Records with drawing code
-=-=-

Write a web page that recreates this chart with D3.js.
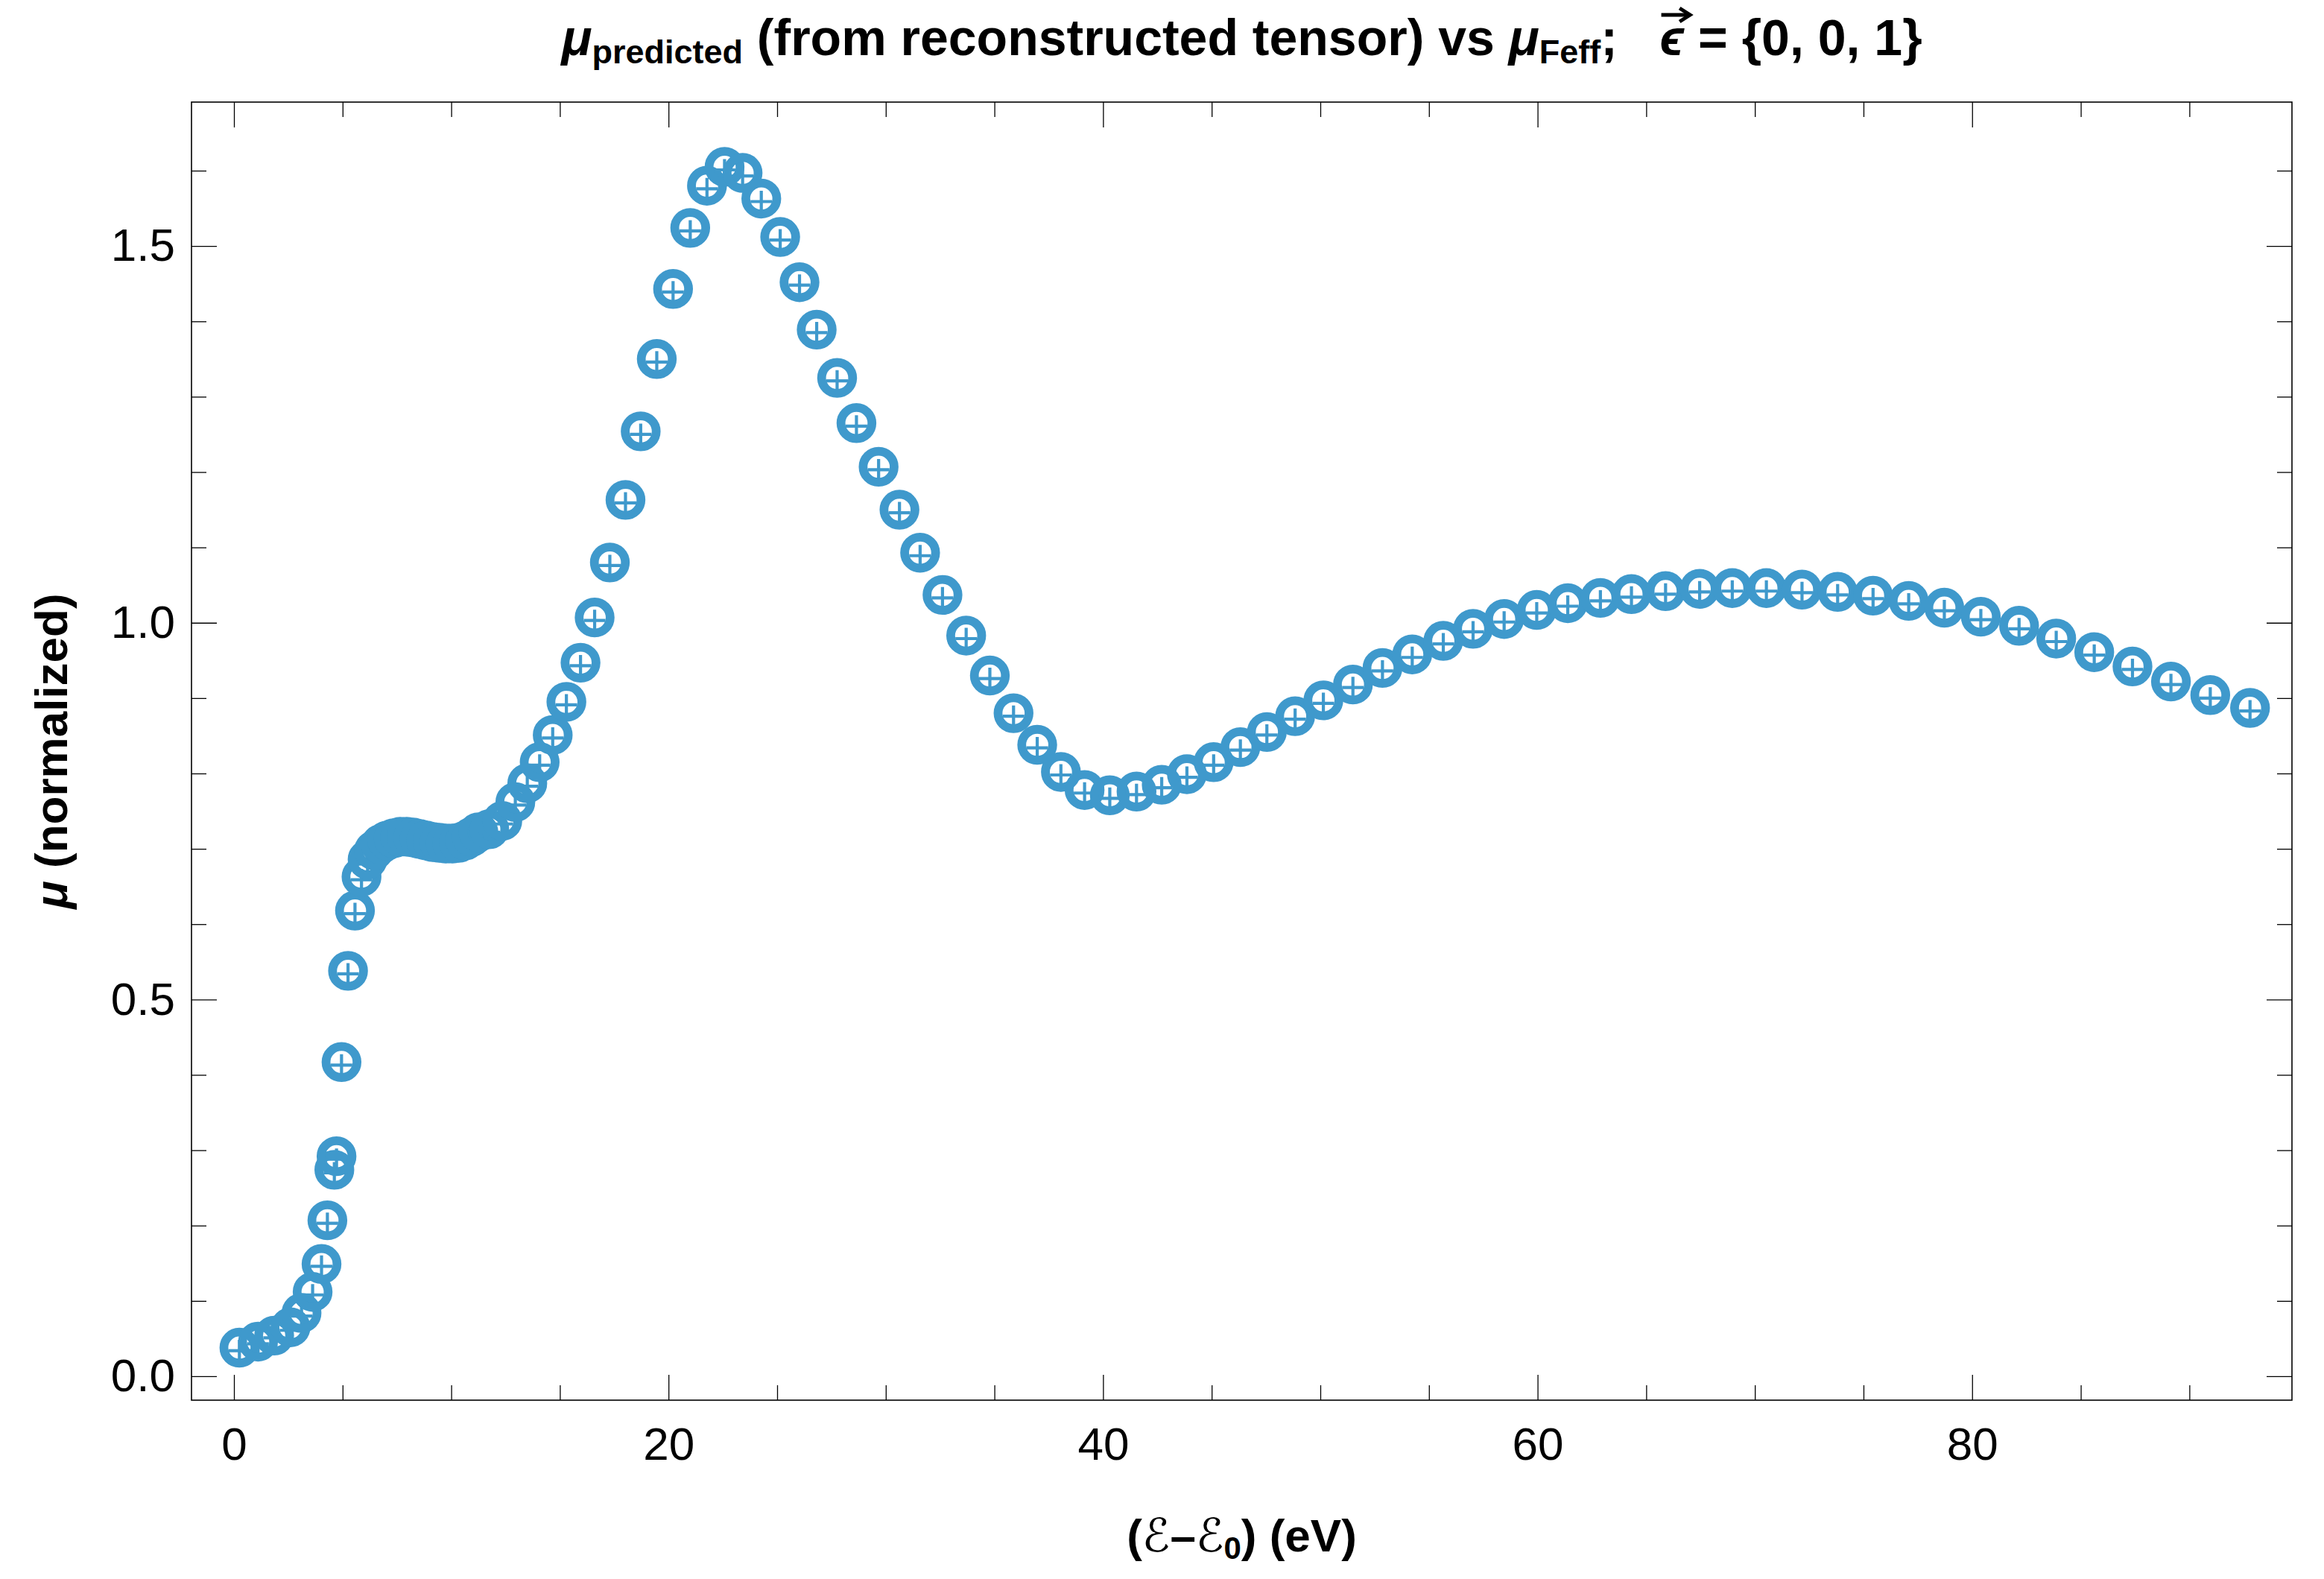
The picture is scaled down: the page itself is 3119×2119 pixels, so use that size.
<!DOCTYPE html>
<html>
<head>
<meta charset="utf-8">
<script src="https://cdn.jsdelivr.net/npm/d3@7/dist/d3.min.js"></script>
<style>
  html, body { margin: 0; padding: 0; background: #ffffff; }
  svg { display: block; }
  text { white-space: pre; }
</style>
</head>
<body>
<svg id="chart" width="3119" height="2119"></svg>
<script>
// ---------------- data ----------------
const energy = [
  0.25, 1.11, 1.85, 2.6, 3.11, 3.62, 4.03, 4.3, 4.62, 4.72, 4.95, 5.25, 5.57, 5.87,
  6.15, 6.45, 6.75, 7.05, 7.35, 7.65, 7.95, 8.25, 8.55, 8.85, 9.15, 9.45, 9.75, 10.05, 10.35, 10.65, 10.95, 11.25,
  11.75, 12.35, 12.95, 13.5, 14.07, 14.67, 15.3, 15.95, 16.6, 17.3, 18.02, 18.72, 19.46, 20.21, 21.0, 21.77, 22.58, 23.41, 24.27, 25.14, 26.03, 26.82,
  27.76, 28.65, 29.67, 30.63, 31.58, 32.61, 33.7, 34.79, 35.88, 36.97,
  38.06, 39.15, 40.31, 41.54, 42.7, 43.86, 45.09, 46.32, 47.54, 48.84,
  50.14, 51.5, 52.86, 54.23, 55.66, 57.03, 58.46, 59.96, 61.39, 62.89,
  64.32, 65.89, 67.46, 68.96, 70.53, 72.17, 73.81, 75.44, 77.08, 78.72,
  80.4, 82.16, 83.87, 85.62, 87.38, 89.15, 90.96, 92.79
];
const muPredicted = [
  0.038, 0.046, 0.054, 0.065, 0.084, 0.112, 0.149, 0.207, 0.274, 0.292, 0.417, 0.538, 0.618, 0.663,
  0.686, 0.698, 0.706, 0.711, 0.714, 0.716, 0.716, 0.715, 0.713, 0.711, 0.709, 0.708, 0.707, 0.707, 0.708, 0.711, 0.716, 0.722,
  0.726, 0.737, 0.762, 0.787, 0.815, 0.851, 0.895, 0.947, 1.007, 1.08, 1.163, 1.254, 1.35, 1.443, 1.524, 1.58, 1.605, 1.597, 1.563, 1.512, 1.452, 1.389,
  1.325, 1.265, 1.207, 1.15, 1.093, 1.037, 0.983, 0.93, 0.88, 0.838,
  0.802, 0.778, 0.771, 0.776, 0.785, 0.799, 0.815, 0.835, 0.855, 0.876,
  0.897, 0.918, 0.94, 0.958, 0.976, 0.992, 1.005, 1.017, 1.026, 1.033,
  1.038, 1.042, 1.045, 1.046, 1.046, 1.044, 1.041, 1.036, 1.029, 1.02,
  1.008, 0.996, 0.979, 0.961, 0.942, 0.922, 0.904, 0.887
];
const muFeff = [
  0.034, 0.043, 0.051, 0.061, 0.080, 0.108, 0.146, 0.203, 0.270, 0.288, 0.413, 0.534, 0.614, 0.659,
  0.682, 0.694, 0.702, 0.707, 0.710, 0.712, 0.713, 0.712, 0.710, 0.708, 0.706, 0.705, 0.704, 0.704, 0.705, 0.708, 0.712, 0.718,
  0.722, 0.733, 0.758, 0.783, 0.811, 0.847, 0.891, 0.943, 1.003, 1.076, 1.159, 1.250, 1.346, 1.439, 1.520, 1.576, 1.601, 1.593, 1.559, 1.508, 1.448, 1.385,
  1.321, 1.261, 1.203, 1.146, 1.089, 1.033, 0.979, 0.926, 0.876, 0.834,
  0.798, 0.774, 0.767, 0.772, 0.781, 0.795, 0.811, 0.831, 0.851, 0.872,
  0.893, 0.914, 0.936, 0.954, 0.972, 0.988, 1.001, 1.013, 1.022, 1.029,
  1.034, 1.038, 1.041, 1.042, 1.042, 1.040, 1.037, 1.032, 1.025, 1.016,
  1.004, 0.992, 0.975, 0.957, 0.938, 0.918, 0.900, 0.883
];
const xMajorTicks = [0, 20, 40, 60, 80];
const xMinorTicks = [5, 10, 15, 25, 30, 35, 45, 50, 55, 65, 70, 75, 85, 90];
const yMajorTicks = [0.0, 0.5, 1.0, 1.5];
const yMinorTicks = [0.1, 0.2, 0.3, 0.4, 0.6, 0.7, 0.8, 0.9, 1.1, 1.2, 1.3, 1.4, 1.6];

// ---------------- layout ----------------
const W = 3119, H = 2119;
const L = 257, R = 3076, T = 137, B = 1879;
const color = "#3F99CC";
const FONT = "'Liberation Sans', Arial, 'DejaVu Sans', sans-serif";

const svg = d3.select("#chart");
svg.append("rect").attr("width", W).attr("height", H).attr("fill", "#fff");

const x = d3.scaleLinear().domain([-1.955, 94.72]).range([L, R]);
const y = d3.scaleLinear().domain([-0.0317, 1.691]).range([B, T]);

function styleAxis(g) {
  g.select(".domain").remove();
  g.selectAll(".tick line").attr("stroke", "#000").attr("stroke-width", 1.3);
  g.selectAll("text").attr("font-family", FONT).attr("font-size", 62).attr("fill", "#000");
}

const MAJ = 34, MIN = 20;
// bottom
svg.append("g").attr("transform", `translate(0,${B})`)
  .call(d3.axisBottom(x).tickValues(xMajorTicks).tickSize(-MAJ).tickSizeOuter(0).tickPadding(36).tickFormat(d3.format("d")))
  .call(styleAxis);
svg.append("g").attr("transform", `translate(0,${B})`)
  .call(d3.axisBottom(x).tickValues(xMinorTicks).tickSize(-MIN).tickSizeOuter(0).tickFormat(""))
  .call(styleAxis);
// top
svg.append("g").attr("transform", `translate(0,${T})`)
  .call(d3.axisTop(x).tickValues(xMajorTicks).tickSize(-MAJ).tickSizeOuter(0).tickFormat(""))
  .call(styleAxis);
svg.append("g").attr("transform", `translate(0,${T})`)
  .call(d3.axisTop(x).tickValues(xMinorTicks).tickSize(-MIN).tickSizeOuter(0).tickFormat(""))
  .call(styleAxis);
// left
svg.append("g").attr("transform", `translate(${L},0)`)
  .call(d3.axisLeft(y).tickValues(yMajorTicks).tickSize(-MAJ).tickSizeOuter(0).tickPadding(22).tickFormat(d3.format(".1f")))
  .call(styleAxis);
svg.append("g").attr("transform", `translate(${L},0)`)
  .call(d3.axisLeft(y).tickValues(yMinorTicks).tickSize(-MIN).tickSizeOuter(0).tickFormat(""))
  .call(styleAxis);
// right
svg.append("g").attr("transform", `translate(${R},0)`)
  .call(d3.axisRight(y).tickValues(yMajorTicks).tickSize(-MAJ).tickSizeOuter(0).tickFormat(""))
  .call(styleAxis);
svg.append("g").attr("transform", `translate(${R},0)`)
  .call(d3.axisRight(y).tickValues(yMinorTicks).tickSize(-MIN).tickSizeOuter(0).tickFormat(""))
  .call(styleAxis);

// frame
svg.append("rect").attr("x", L).attr("y", T).attr("width", R - L).attr("height", B - T)
  .attr("fill", "none").attr("stroke", "#000").attr("stroke-width", 1.6);

// ---------------- marks ----------------
const pts = energy.map((e, i) => ({ e, p: muPredicted[i], f: muFeff[i] }));
const plot = svg.append("g");
const ARM = 14.5;
plot.selectAll("path.plus").data(pts).enter().append("path")
  .attr("class", "plus")
  .attr("d", d => {
    const cx = x(d.e), cy = y(d.f);
    return `M${cx - ARM},${cy}H${cx + ARM}M${cx},${cy - ARM}V${cy + ARM}`;
  })
  .attr("stroke", color).attr("stroke-width", 4.2).attr("fill", "none");
plot.selectAll("circle.pred").data(pts).enter().append("circle")
  .attr("class", "pred")
  .attr("cx", d => x(d.e)).attr("cy", d => y(d.p)).attr("r", 20.8)
  .attr("fill", "none").attr("stroke", color).attr("stroke-width", 11.8);

// ---------------- labels ----------------
// title
const title = svg.append("text")
  .attr("x", (L + R) / 2).attr("y", 74)
  .attr("text-anchor", "middle")
  .attr("font-family", FONT).attr("font-weight", "bold").attr("font-size", 68).attr("fill", "#000");
title.append("tspan").attr("font-style", "italic").text("μ");
title.append("tspan").attr("font-size", 45).attr("dy", 11).text("predicted");
title.append("tspan").attr("dy", -11).text(" (from reconstructed tensor) vs ");
title.append("tspan").attr("font-style", "italic").text("μ");
title.append("tspan").attr("font-size", 45).attr("dy", 11).text("Feff");
title.append("tspan").attr("dy", -11).text(";   ");
const epsSpan = title.append("tspan").attr("font-style", "italic").text("ϵ");
title.append("tspan").text(" = {0, 0, 1}");

// arrow over epsilon
(function () {
  const node = title.node();
  const full = node.textContent;
  const idx = full.indexOf("ϵ");
  if (idx >= 0) {
    const ext = node.getExtentOfChar(idx);
    const ax0 = ext.x + 2, ax1 = ext.x + ext.width + 6, ay = ext.y + 8;
    svg.append("path")
      .attr("d", `M${ax0},${ay}L${ax1},${ay}`)
      .attr("stroke", "#000").attr("stroke-width", 5).attr("fill", "none");
    svg.append("path")
      .attr("d", `M${ax1 - 12},${ay - 9}L${ax1 + 2},${ay}L${ax1 - 12},${ay + 9}`)
      .attr("stroke", "#000").attr("stroke-width", 5).attr("fill", "none");
  }
})();

// y label
const yl = svg.append("text")
  .attr("transform", `translate(90,${(T + B) / 2 + 0}) rotate(-90)`)
  .attr("text-anchor", "middle")
  .attr("font-family", FONT).attr("font-weight", "bold").attr("font-size", 62).attr("fill", "#000");
yl.append("tspan").attr("font-style", "italic").text("μ");
yl.append("tspan").text(" (normalized)");

// x label
const xl = svg.append("text")
  .attr("x", (L + R) / 2).attr("y", 2082)
  .attr("text-anchor", "middle")
  .attr("font-family", FONT).attr("font-weight", "bold").attr("font-size", 62).attr("fill", "#000");
xl.append("tspan").text("(");
xl.append("tspan").attr("font-weight", "normal").attr("font-family", "'DejaVu Sans', sans-serif").text("ℰ");
xl.append("tspan").text("–");
xl.append("tspan").attr("font-weight", "normal").attr("font-family", "'DejaVu Sans', sans-serif").text("ℰ");
xl.append("tspan").attr("font-size", 42).attr("dy", 10).text("0");
xl.append("tspan").attr("dy", -10).text(") (eV)");
</script>
</body>
</html>
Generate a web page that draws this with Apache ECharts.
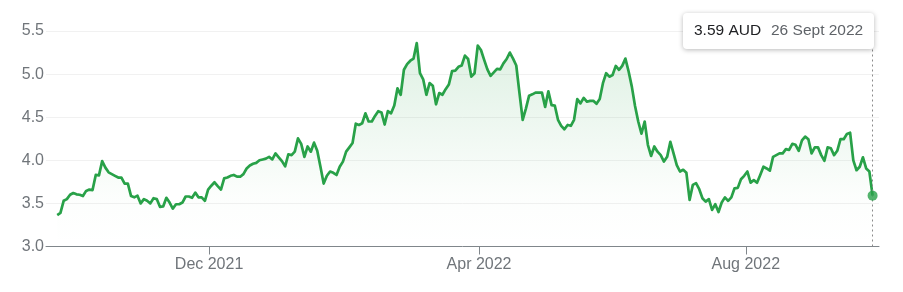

-=-=-

• _Stated exercise_: Pull out each line of the entries that contains "page".

• _Full response_:
Write a web page that recreates this chart with D3.js.
The picture is scaled down: the page itself is 3119×2119 pixels, so use that size.
Generate a web page that draws this with Apache ECharts.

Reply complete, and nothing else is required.